Two smaller school districts, Manassas and Manassas Park, which also pay the test fees, have college-level courses at their high schools. Osbourn High School in Manassas gave 239 AP tests and ranked 18th among area districts. Manassas Park High School gave 38 AP tests and had 41 tests in English and psychology under a long-standing program conducted at the high school. It ranked 13th among area districts in college-level test participation.

Part of the increase in Prince William has been a jump in the Challenge Index ratings for Osbourn Park High School, as well as increases for Gar-Field and Stonewall Jackson and a very strong AP year at the county's newest high school, Forest Park. A measure of Prince William's prominence on the Challenge Index list is that six of its eight high schools rated above 1.000, meaning they averaged more than one AP or IB test per graduating senior, a participation rate achieved by only about 5 percent of U.S. schools.

Constantino said the greatest obstacle in making such ambitious high school course schedules succeed "has been trying to balance the workload for students and teachers. They are all overachievers, and we work hard to keep them all balanced."

"Our IB teachers are also club sponsors and sit on numerous committees," she said. "The students are in all kinds of extracurricular activities, too, and they have so many talents that they have trouble balancing everything. . . . Flexibility is the name of our game."

Washington area participation in AP and IB programs, said by many experts to be a measure of how well schools are preparing students for college, soared again this year, giving the region possibly the heaviest concentration of college-level courses in the country. Washington area public schools gave 65,194 AP or IB tests in May, up 25 percent from 2001. Nationally, about 40 percent of U.S. schools do not offer AP or IB, but only one of 156 local schools, Ballou in the District, had no college-level tests this year.

The new emphasis on college-level courses stems from the courses' unexpected success in some inner-city schools and a 1999 U.S. Department of Education study by Clifford Adelman showing that students who take hard courses in high school, no matter how well they do, are more likely to finish college than students with good high school grades and test scores who skip the most demanding classes.

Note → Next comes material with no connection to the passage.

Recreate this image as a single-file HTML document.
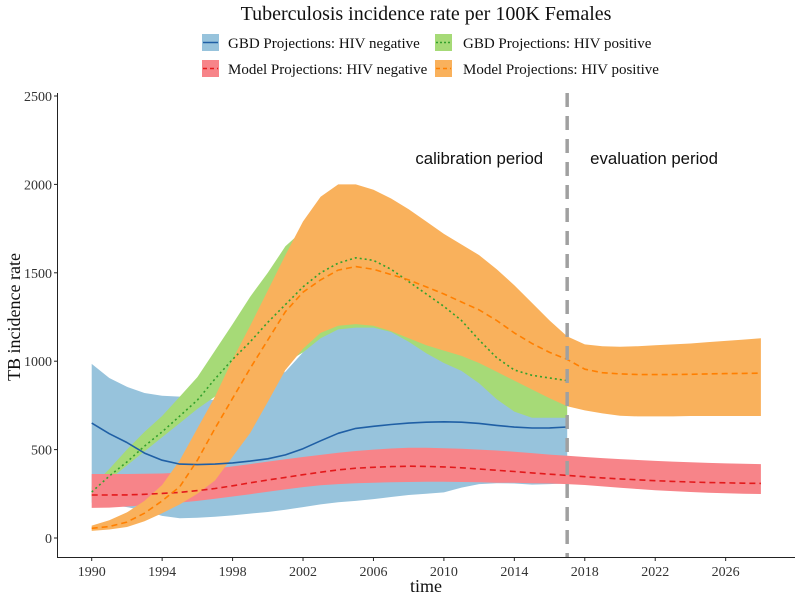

AP began in 1956 as a program for a few elite public and private high schools, where seniors and juniors were given college credit for some high-level courses so they would not be bored by having to cover the same material in college. Average and below-average high schools, such as East Los Angeles' Garfield High School as portrayed in the movie "Stand and Deliver," found the program helped their students too.

The IB started in 1968 as a high-level, standard curriculum for high schools around the world that catered to the children of diplomats and international business executives. In the United States, it is much smaller, with just 350 schools, than the AP program, with more than 13,000 schools. But it is growing, particularly in the Washington area, where there are 21 IB public schools.

Both AP and IB courses are taught by high school teachers who must prepare students for final exams written and scored by outside experts. A panel of the National Research Council recommended this year that AP and IB courses become deeper and more conceptual, and some private schools say their curricula are too restrictive, but no other programs have proved so popular in the last decade.

AP tests usually have 90 minutes of multiple choice questions and 90 minutes of essay questions or complex problem solving, which is graded by people, not computers. IB exams, which usually have all essay or problem-solving questions, can take as long as five hours.

Last May, 1,585,516 AP tests in 35 subjects were given to 937,951 students in the United States. That same month, 67,697 IB exams were given to 25,024 U.S. students.

AP is "by far the most successful and trusted high school program in America," said Peter Negoni, senior vice president for K-12 programs at the College Board, which created AP. "We believe that this program should be available to all children in this country."